Вечером 23 января в барак вошел нарядчик. Назвал мою фамилию, объявил:
– Завтра на этап!
Занятый своими мыслями, я вздрогнул, машинально переспросил:
– На этап?
– Да, в Ленинград!
Значит, наконец, переследствие. Люди вскочили с нар, обступили; стали поздравлять.
– Вас, конечно, выпустят.
– Надеюсь, Михаил Лазаревич, надеюсь.
– Прошу, зайдите к моей семье, скажите про меня. Адрес – улица… дом… квартира… Запомните? Вы же ученый, у вас должна быть хорошая память.
– И к моим зайдите, пожалуйста… Это в Надеждинской улице, дом… – ко мне обращены умоляющие глаза старого петербуржца Михаила Альбиновича Сосновского, он и улицы дорогого ему города называет по-старому.
– И моим скажите несколько слов обо мне: жив, здоров, жду от них весточки, больше ничего нужно.
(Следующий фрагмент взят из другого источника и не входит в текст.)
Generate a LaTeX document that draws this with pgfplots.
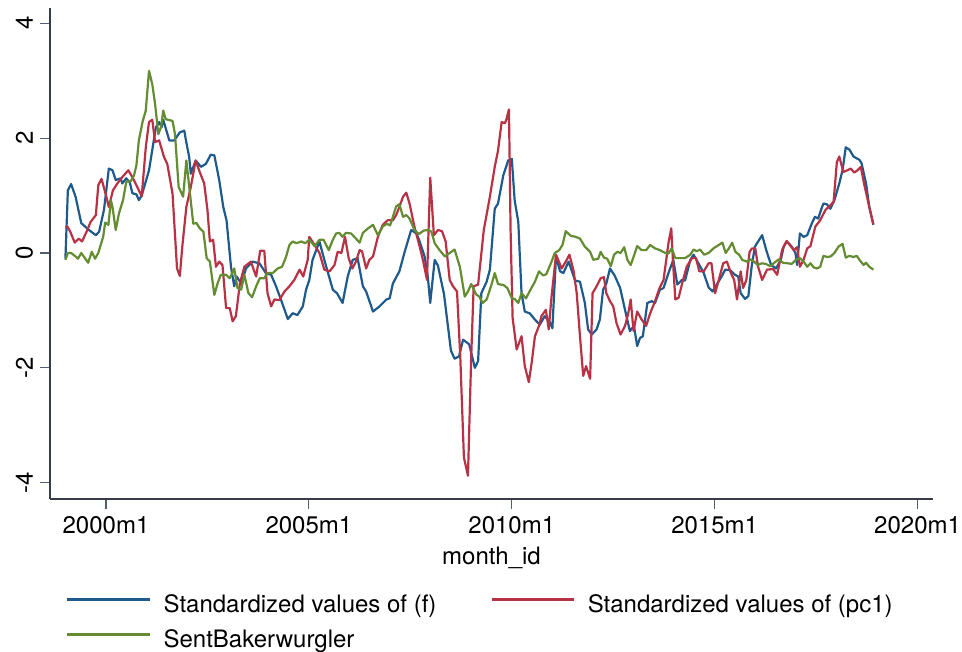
\documentclass[border=0pt]{standalone}
\usepackage{fontspec}
\setmainfont{TeX Gyre Heros}
\usepackage{pgfplots}
\pgfplotsset{compat=1.18}
\definecolor{fcol}{RGB}{31,90,140}
\definecolor{pccol}{RGB}{184,50,70}
\definecolor{sbcol}{RGB}{100,140,50}
\definecolor{axgray}{RGB}{55,60,70}
\definecolor{tkgray}{RGB}{80,95,110}
\begin{document}
\begin{tikzpicture}
\useasboundingbox (-25pt,-76.5pt) rectangle (456pt,249.5pt);
\begin{axis}[
  at={(0,0)}, anchor=south west,
  scale only axis, width=441.5pt, height=245.5pt,
  xmin=1998.62, xmax=2020.38, ymin=-4.284, ymax=4.266,
  axis lines*=left,
  axis line style={color=axgray, line width=0.6pt},
  tick style={color=tkgray, line width=0.6pt},
  tick align=outside, major tick length=5pt,
  xtick={2000,2005,2010,2015,2020},
  xticklabels={2000m1,2005m1,2010m1,2015m1,2020m1},
  ytick={-4,-2,0,2,4},
  yticklabels={-4,-2,0,2,4},
  yticklabel style={rotate=90, anchor=south},
  font=\fontsize{12}{14.4}\selectfont,
  xlabel={month\_id},
  legend columns=2,
  legend cell align=left,
  legend image code/.code={\draw[#1] (0pt,3.5pt) -- (41pt,3.5pt);},
  legend style={draw=none, fill=none, at={(0,0)}, anchor=north west,
    xshift=5pt, yshift=-45.5pt,
    font=\fontsize{12}{14.4}\selectfont,
    nodes={inner sep=0pt, text height=9pt, text depth=3pt},
    row sep=5.5pt,
    /tikz/every odd column/.append style={column sep=6.5pt}},
  every axis plot/.append style={line width=1.1pt, line join=round},
]
\addplot[fcol] table {
1999.00 -0.10
1999.06 1.09
1999.14 1.20
1999.25 0.98
1999.39 0.52
1999.58 0.40
1999.75 0.31
1999.83 0.37
1999.95 0.75
2000.07 1.47
2000.16 1.44
2000.24 1.27
2000.36 1.30
2000.40 1.21
2000.50 1.30
2000.59 1.22
2000.65 1.04
2000.75 1.02
2000.81 0.92
2000.88 1.00
2001.06 1.44
2001.23 2.19
2001.31 2.28
2001.37 2.19
2001.41 2.32
2001.56 1.96
2001.68 1.96
2001.82 2.10
2001.93 2.13
2001.97 1.96
2002.05 1.67
2002.09 1.38
2002.21 1.61
2002.34 1.50
2002.46 1.55
2002.58 1.71
2002.67 1.70
2002.79 1.27
2002.89 0.80
2002.97 0.57
2003.08 -0.24
2003.16 -0.58
2003.22 -0.41
2003.33 -0.53
2003.45 -0.27
2003.61 -0.15
2003.78 -0.18
2003.94 -0.35
2004.07 -0.38
2004.19 -0.58
2004.31 -0.81
2004.48 -1.15
2004.60 -1.05
2004.72 -1.08
2004.85 -0.93
2004.93 -0.64
2005.01 -0.47
2005.09 -0.12
2005.18 0.05
2005.26 0.20
2005.38 -0.12
2005.59 -0.64
2005.69 -0.70
2005.83 -0.87
2005.96 -0.40
2006.08 -0.12
2006.20 -0.09
2006.33 -0.58
2006.41 -0.67
2006.58 -1.02
2006.74 -0.93
2006.91 -0.81
2006.99 -0.79
2007.07 -0.53
2007.23 -0.32
2007.36 0.02
2007.52 0.40
2007.65 0.34
2007.73 0.20
2007.85 -0.06
2007.93 -0.41
2007.99 -0.87
2008.10 -0.12
2008.18 -0.22
2008.33 -0.72
2008.50 -1.70
2008.59 -1.84
2008.70 -1.80
2008.80 -1.51
2008.95 -1.59
2009.09 -2.00
2009.17 -1.88
2009.25 -0.70
2009.38 -0.50
2009.46 -0.29
2009.58 0.77
2009.66 0.86
2009.79 1.35
2009.91 1.61
2010.00 1.64
2010.07 0.92
2010.16 0.54
2010.24 -0.70
2010.32 -1.02
2010.44 -1.05
2010.57 -1.16
2010.69 -1.25
2010.81 -1.10
2010.94 -1.21
2011.00 -1.31
2011.09 -0.06
2011.19 -0.32
2011.27 -0.35
2011.40 -0.15
2011.56 -0.48
2011.68 -0.50
2011.80 -0.87
2011.88 -1.33
2011.97 -1.42
2012.09 -1.33
2012.17 -1.16
2012.25 -0.64
2012.33 -0.53
2012.42 -0.27
2012.54 -0.40
2012.67 -0.61
2012.79 -0.99
2012.91 -1.36
2013.01 -1.27
2013.09 -1.62
2013.16 -1.48
2013.23 -1.45
2013.34 -0.87
2013.45 -0.84
2013.53 -0.87
2013.65 -0.64
2013.74 -0.61
2013.86 -0.35
2013.98 -0.12
2014.08 -0.55
2014.19 -0.47
2014.27 -0.48
2014.40 -0.12
2014.48 -0.03
2014.60 -0.18
2014.73 -0.35
2014.85 -0.60
2014.95 -0.67
2015.05 -0.55
2015.17 -0.41
2015.26 -0.29
2015.38 -0.30
2015.50 -0.38
2015.58 -0.41
2015.64 -0.70
2015.75 -0.80
2015.83 -0.75
2015.91 -0.24
2015.99 0.11
2016.07 0.20
2016.17 0.31
2016.27 0.05
2016.39 -0.21
2016.51 -0.27
2016.63 -0.12
2016.70 0.11
2016.78 0.20
2016.90 0.11
2016.99 0.00
2017.03 -0.21
2017.10 0.34
2017.19 0.28
2017.28 0.31
2017.39 0.51
2017.47 0.63
2017.55 0.60
2017.63 0.77
2017.68 0.86
2017.76 0.85
2017.85 0.77
2017.95 0.92
2018.07 1.21
2018.15 1.44
2018.23 1.84
2018.32 1.80
2018.42 1.68
2018.57 1.62
2018.62 1.56
2018.73 1.21
2018.81 0.80
2018.91 0.49
};
\addlegendentry{\makebox[163.5pt][l]{Standardized values of (f)}}
\addplot[pccol] table {
1999.00 0.45
1999.05 0.46
1999.12 0.37
1999.23 0.18
1999.33 0.25
1999.41 0.20
1999.54 0.40
1999.62 0.54
1999.75 0.66
1999.81 1.18
1999.89 1.29
1999.99 1.03
2000.07 0.80
2000.17 1.09
2000.28 1.21
2000.40 1.32
2000.55 1.44
2000.65 1.32
2000.77 1.15
2000.88 0.99
2000.98 1.84
2001.06 2.28
2001.14 2.32
2001.21 1.93
2001.31 1.96
2001.43 1.67
2001.51 1.55
2001.64 1.03
2001.75 -0.27
2001.82 -0.40
2001.88 0.11
2001.98 0.80
2002.09 1.15
2002.21 1.61
2002.31 1.41
2002.42 1.21
2002.50 0.75
2002.56 0.20
2002.64 0.23
2002.71 -0.24
2002.79 -0.15
2002.87 -0.21
2002.96 -0.96
2003.05 -0.96
2003.12 -1.19
2003.20 -1.10
2003.30 -0.53
2003.41 -0.24
2003.57 -0.15
2003.70 -0.41
2003.80 0.04
2003.90 0.04
2003.98 -0.70
2004.07 -0.93
2004.15 -0.81
2004.27 -0.82
2004.40 -0.67
2004.52 -0.58
2004.64 -0.47
2004.77 -0.29
2004.86 -0.41
2004.97 -0.12
2005.01 0.28
2005.14 0.14
2005.26 0.00
2005.38 -0.29
2005.51 -0.32
2005.63 -0.21
2005.71 0.02
2005.80 0.00
2005.89 0.28
2005.98 -0.09
2006.07 -0.27
2006.16 -0.15
2006.25 0.05
2006.31 0.03
2006.41 -0.27
2006.49 -0.12
2006.58 -0.06
2006.70 0.28
2006.82 0.49
2006.94 0.57
2007.07 0.57
2007.15 0.66
2007.23 0.80
2007.32 0.98
2007.40 1.05
2007.48 0.86
2007.60 0.46
2007.73 0.11
2007.81 -0.12
2007.91 -0.47
2007.99 1.31
2008.08 0.31
2008.18 0.40
2008.28 0.38
2008.37 0.20
2008.47 -0.47
2008.55 -0.58
2008.65 -0.67
2008.73 -1.80
2008.82 -3.56
2008.92 -3.88
2009.00 -1.80
2009.06 -0.58
2009.17 -0.55
2009.31 0.40
2009.46 0.98
2009.58 1.50
2009.66 1.78
2009.75 2.28
2009.83 2.26
2009.87 2.33
2009.93 2.50
2009.97 0.40
2010.02 -1.13
2010.12 -1.68
2010.24 -1.45
2010.32 -1.97
2010.42 -2.25
2010.49 -1.91
2010.57 -1.45
2010.67 -1.27
2010.73 -1.10
2010.84 -0.99
2010.91 -1.33
2010.98 -0.76
2011.09 -0.03
2011.23 -0.27
2011.33 -0.15
2011.42 -0.03
2011.52 -0.30
2011.60 -0.70
2011.68 -1.45
2011.76 -2.14
2011.83 -1.97
2011.93 -2.19
2011.99 -0.70
2012.09 -0.58
2012.19 -0.44
2012.27 -0.42
2012.33 -0.70
2012.42 -0.84
2012.50 -0.93
2012.58 -1.22
2012.68 -1.42
2012.79 -1.27
2012.87 -1.05
2012.93 -0.81
2013.00 -1.36
2013.09 -1.02
2013.20 -1.16
2013.31 -1.27
2013.41 -1.05
2013.53 -0.84
2013.64 -0.61
2013.74 -0.47
2013.86 0.17
2013.93 0.43
2013.97 -0.12
2014.03 -0.81
2014.11 -0.78
2014.22 -0.47
2014.31 -0.24
2014.44 -0.09
2014.54 -0.09
2014.62 -0.32
2014.73 -0.32
2014.85 -0.18
2014.92 -0.18
2015.01 -0.70
2015.10 -0.47
2015.21 -0.18
2015.30 -0.15
2015.40 -0.35
2015.48 -0.47
2015.55 -0.81
2015.64 -0.32
2015.70 -0.61
2015.78 -0.47
2015.86 0.02
2015.92 0.08
2016.00 0.08
2016.07 -0.24
2016.17 -0.47
2016.29 -0.29
2016.44 -0.28
2016.54 -0.38
2016.66 0.05
2016.77 0.21
2016.86 0.13
2016.95 0.05
2017.03 0.10
2017.10 -0.24
2017.19 -0.12
2017.28 0.08
2017.36 0.12
2017.48 0.46
2017.60 0.57
2017.73 0.75
2017.85 0.83
2017.93 0.89
2018.01 1.58
2018.07 1.68
2018.17 1.41
2018.27 1.44
2018.35 1.47
2018.44 1.40
2018.52 1.44
2018.60 1.50
2018.68 1.21
2018.81 0.80
2018.91 0.50
};
\addlegendentry{Standardized values of (pc1)}
\addplot[sbcol] table {
1999.00 -0.12
1999.06 0.00
1999.14 0.00
1999.25 -0.06
1999.31 -0.10
1999.39 0.00
1999.48 -0.09
1999.56 -0.17
1999.65 0.02
1999.73 -0.10
1999.81 0.00
1999.93 0.28
1999.98 0.53
2000.06 0.49
2000.12 0.92
2000.16 0.80
2000.24 0.40
2000.32 0.69
2000.42 0.92
2000.50 1.24
2000.61 1.25
2000.69 1.35
2000.75 1.53
2000.81 1.96
2000.90 2.28
2000.98 2.48
2001.06 3.17
2001.14 2.94
2001.21 2.59
2001.29 2.07
2001.36 2.20
2001.41 2.48
2001.47 2.33
2001.64 2.30
2001.70 2.07
2001.79 1.15
2001.90 0.98
2001.98 1.61
2002.07 1.03
2002.15 0.51
2002.23 0.52
2002.31 0.43
2002.40 0.37
2002.48 -0.09
2002.56 -0.15
2002.67 -0.73
2002.75 -0.53
2002.83 -0.38
2002.96 -0.38
2003.05 -0.44
2003.16 -0.27
2003.24 -0.61
2003.33 -0.64
2003.41 -0.38
2003.51 -0.70
2003.60 -0.77
2003.70 -0.58
2003.79 -0.44
2003.90 -0.44
2003.98 -0.35
2004.11 -0.35
2004.23 -0.27
2004.34 -0.24
2004.44 -0.06
2004.52 0.14
2004.60 0.20
2004.69 0.17
2004.81 0.20
2004.91 0.17
2005.01 0.23
2005.14 0.12
2005.26 0.23
2005.36 0.23
2005.49 0.05
2005.59 0.23
2005.67 0.34
2005.75 0.35
2005.83 0.28
2005.91 0.35
2006.04 0.34
2006.16 0.25
2006.25 0.18
2006.33 0.35
2006.46 0.43
2006.58 0.49
2006.70 0.31
2006.82 0.46
2006.92 0.51
2007.00 0.48
2007.07 0.63
2007.15 0.81
2007.23 0.85
2007.32 0.63
2007.40 0.66
2007.48 0.60
2007.60 0.40
2007.71 0.33
2007.83 0.39
2007.93 0.40
2008.02 0.37
2008.10 0.17
2008.22 0.05
2008.35 -0.06
2008.47 0.00
2008.59 0.06
2008.72 -0.24
2008.84 -0.76
2008.92 -0.67
2009.00 -0.54
2009.12 -0.72
2009.20 -0.76
2009.28 -0.87
2009.38 -0.81
2009.50 -0.55
2009.58 -0.35
2009.66 -0.54
2009.80 -0.56
2009.89 -0.61
2010.00 -0.79
2010.07 -0.80
2010.16 -0.87
2010.24 -0.70
2010.35 -0.79
2010.46 -0.64
2010.57 -0.50
2010.67 -0.32
2010.77 -0.39
2010.85 -0.37
2010.98 -0.15
2011.06 0.00
2011.17 0.05
2011.25 0.14
2011.33 0.38
2011.45 0.30
2011.58 0.28
2011.68 0.25
2011.80 0.11
2011.93 0.02
2012.01 -0.12
2012.13 -0.10
2012.19 0.02
2012.27 -0.08
2012.35 -0.10
2012.44 -0.23
2012.52 -0.03
2012.60 0.02
2012.68 0.00
2012.77 0.10
2012.85 -0.12
2012.93 -0.21
2013.01 -0.05
2013.09 0.12
2013.20 0.05
2013.31 0.05
2013.41 0.14
2013.53 0.08
2013.65 0.05
2013.78 0.00
2013.86 -0.01
2013.94 0.08
2014.03 -0.09
2014.15 -0.09
2014.27 -0.09
2014.40 -0.03
2014.48 0.06
2014.56 0.03
2014.64 0.06
2014.74 -0.03
2014.85 0.00
2014.97 0.08
2015.10 0.14
2015.19 0.18
2015.27 0.00
2015.35 0.08
2015.43 0.18
2015.51 0.02
2015.60 -0.03
2015.68 -0.12
2015.79 -0.15
2015.88 -0.11
2015.97 -0.15
2016.06 -0.21
2016.16 -0.18
2016.26 -0.19
2016.37 -0.23
2016.47 -0.17
2016.58 -0.11
2016.68 -0.17
2016.80 -0.18
2016.90 -0.19
2017.00 -0.12
2017.10 -0.09
2017.19 -0.15
2017.28 -0.24
2017.36 -0.18
2017.44 -0.25
2017.52 -0.27
2017.60 -0.24
2017.68 -0.05
2017.77 -0.07
2017.86 -0.06
2017.95 0.00
2018.05 0.11
2018.15 0.16
2018.23 -0.08
2018.32 -0.05
2018.42 -0.07
2018.50 -0.05
2018.58 -0.13
2018.67 -0.21
2018.73 -0.17
2018.81 -0.24
2018.91 -0.29
};
\addlegendentry{SentBakerwurgler}
\end{axis}
\end{tikzpicture}
\end{document}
Очень прошу…
Товарищи вы мои… Все, что смогу – сделаю. И каждый сделает на моем месте.
Утром 24 января, выйдя из барака с вещами, я сразу увидел Гумилева.
– Здравствуй, Лева! Как ты, жив?
– Здравствуй! Вот, опять пригнали сюда, едем.
– Едем, наконец-то!
Ехать не пришлось. Прошли с конвоем по льду реки тридцать один километр до Пудожа. Новая зона, в бараке встретили уголовники.